Objective — Extract the lines from the start through the line that holds "const legendY = [212, 253, 294];", both included, omitting all images.

▼

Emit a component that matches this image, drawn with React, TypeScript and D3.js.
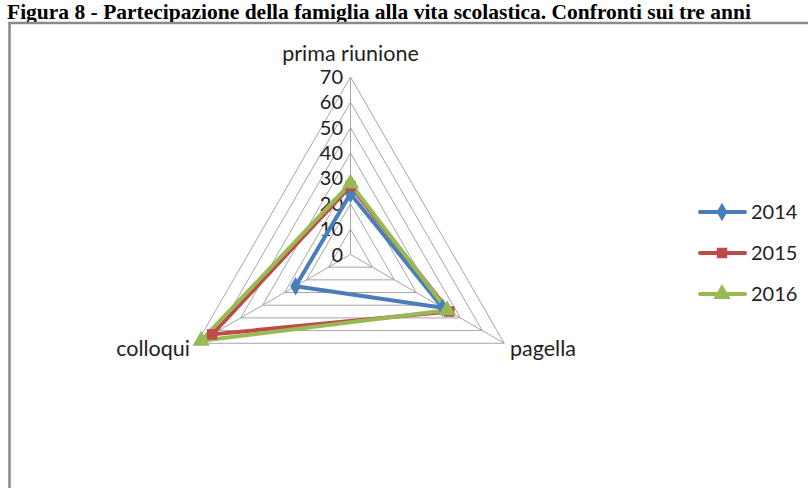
import React from "react";
import * as d3 from "d3";

const categories = ["prima riunione", "pagella", "colloqui"];
const seriesNames = ["2014", "2015", "2016"];
const values2014 = [24, 42, 25];
const values2015 = [27, 45, 63];
const values2016 = [28, 44, 68];
const tickValues = [0, 10, 20, 30, 40, 50, 60, 70];
const titleText =
  "Figura 8 - Partecipazione della famiglia alla vita scolastica. Confronti sui tre anni";

const colors = ["#4A7EBB", "#BE4B48", "#98B954"];
const symbols = [d3.symbolDiamond, d3.symbolSquare, d3.symbolTriangle];
const symbolSizes = [100, 110, 130];

export default function App() {
  const W = 808;
  const H = 488;
  const cx = 350.5;
  const cy = 254.5;
  const R = 177.5;
  const r = d3.scaleLinear().domain([0, 70]).range([0, R]);
  const n = categories.length;
  const ang = (i: number) => (i * 2 * Math.PI) / n; // 0 = up, clockwise
  const pt = (i: number, v: number): [number, number] => [
    cx + r(v) * Math.sin(ang(i)),
    cy - r(v) * Math.cos(ang(i)),
  ];

  const ringLine = d3
    .lineRadial<number>()
    .angle((_d, i) => ang(i))
    .radius((d) => r(d))
    .curve(d3.curveLinearClosed);

  const data = [values2014, values2015, values2016];
  const font = "Lato, 'Open Sans', sans-serif";
  const legendY = [212, 253, 294];

  return (
    <svg
      width={W}
      height={H}
      style={{ position: "absolute", left: 0, top: 0, display: "block", background: "#fff" }}
    >
      <rect x={0} y={0} width={W} height={H} fill="#fff" />
      <text
        x={7}
        y={19}
        fontFamily="'Liberation Serif', 'Times New Roman', serif"
        fontWeight="bold"
        fontSize={21.5}
        fill="#000"
      >
        {titleText}
      </text>
      <rect x={9.5} y={23} width={W + 20} height={H + 20} fill="none" stroke="#8a8a8a" strokeWidth={2.5} />

      {/* grid rings */}
      <g transform={`translate(${cx},${cy})`}>
        {tickValues.slice(1).map((t) => (
          <path key={t} d={ringLine(new Array(n).fill(t)) || ""} fill="none" stroke="#a6a6a6" strokeWidth={1} />
        ))}
      </g>
      {categories.map((c, i) => {
        const [x, y] = pt(i, 70);
        return <line key={c} x1={cx} y1={cy} x2={x} y2={y} stroke="#a6a6a6" strokeWidth={1} />;
      })}

      {/* tick labels */}
      {tickValues.map((t) => (
        <text
          key={t}
          x={343}
          y={cy - r(t)}
          dy="0.35em"
          textAnchor="end"
          fontFamily={font}
          fontSize={20}
          fill="#222"
        >
          {t}
        </text>
      ))}

      {/* series */}
      <g transform={`translate(${cx},${cy})`}>
        {data.map((vals, s) => (
          <path
            key={s}
            d={ringLine(vals) || ""}
            fill="none"
            stroke={colors[s]}
            strokeWidth={4}
            strokeLinejoin="round"
          />
        ))}
      </g>
      {data.map((vals, s) =>
        vals.map((v, i) => {
          const [x, y] = pt(i, v);
          const sym = d3.symbol().type(symbols[s]).size(symbolSizes[s])();
          return <path key={`${s}-${i}`} d={sym || ""} transform={`translate(${x},${y})`} fill={colors[s]} />;
        })
      )}

      {/* category labels */}
      <text x={cx} y={53} dy="0.35em" textAnchor="middle" fontFamily={font} fontSize={21.5} fill="#222">
        {categories[0]}
      </text>
      <text x={510} y={348} dy="0.35em" textAnchor="start" fontFamily={font} fontSize={21.5} fill="#222">
        {categories[1]}
      </text>
      <text x={190} y={348} dy="0.35em" textAnchor="end" fontFamily={font} fontSize={21.5} fill="#222">
        {categories[2]}
      </text>

      {/* legend */}
      {seriesNames.map((name, s) => {
        const y = legendY[s];
        const sym = d3.symbol().type(symbols[s]).size(symbolSizes[s])();
        return (
          <g key={name}>
            <line x1={700} x2={745} y1={y} y2={y} stroke={colors[s]} strokeWidth={4} strokeLinecap="round" />
            <path d={sym || ""} transform={`translate(722,${y})`} fill={colors[s]} />
            <text x={751} y={y} dy="0.35em" fontFamily={font} fontSize={20} fill="#222">
              {name}
            </text>
          </g>
        );
      })}
    </svg>
  );
}
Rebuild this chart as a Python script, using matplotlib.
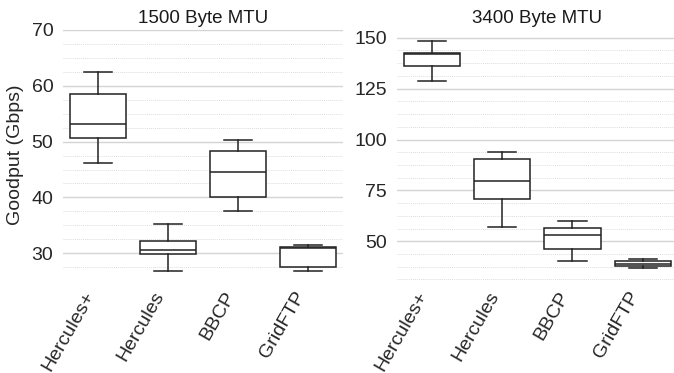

▲

Correct answer —
Emit a component that matches this image, drawn with React, TypeScript and D3.js.
import React from "react";
import * as d3 from "d3";

const categories = ["prima riunione", "pagella", "colloqui"];
const seriesNames = ["2014", "2015", "2016"];
const values2014 = [24, 42, 25];
const values2015 = [27, 45, 63];
const values2016 = [28, 44, 68];
const tickValues = [0, 10, 20, 30, 40, 50, 60, 70];
const titleText =
  "Figura 8 - Partecipazione della famiglia alla vita scolastica. Confronti sui tre anni";

const colors = ["#4A7EBB", "#BE4B48", "#98B954"];
const symbols = [d3.symbolDiamond, d3.symbolSquare, d3.symbolTriangle];
const symbolSizes = [100, 110, 130];

export default function App() {
  const W = 808;
  const H = 488;
  const cx = 350.5;
  const cy = 254.5;
  const R = 177.5;
  const r = d3.scaleLinear().domain([0, 70]).range([0, R]);
  const n = categories.length;
  const ang = (i: number) => (i * 2 * Math.PI) / n; // 0 = up, clockwise
  const pt = (i: number, v: number): [number, number] => [
    cx + r(v) * Math.sin(ang(i)),
    cy - r(v) * Math.cos(ang(i)),
  ];

  const ringLine = d3
    .lineRadial<number>()
    .angle((_d, i) => ang(i))
    .radius((d) => r(d))
    .curve(d3.curveLinearClosed);

  const data = [values2014, values2015, values2016];
  const font = "Lato, 'Open Sans', sans-serif";
  const legendY = [212, 253, 294];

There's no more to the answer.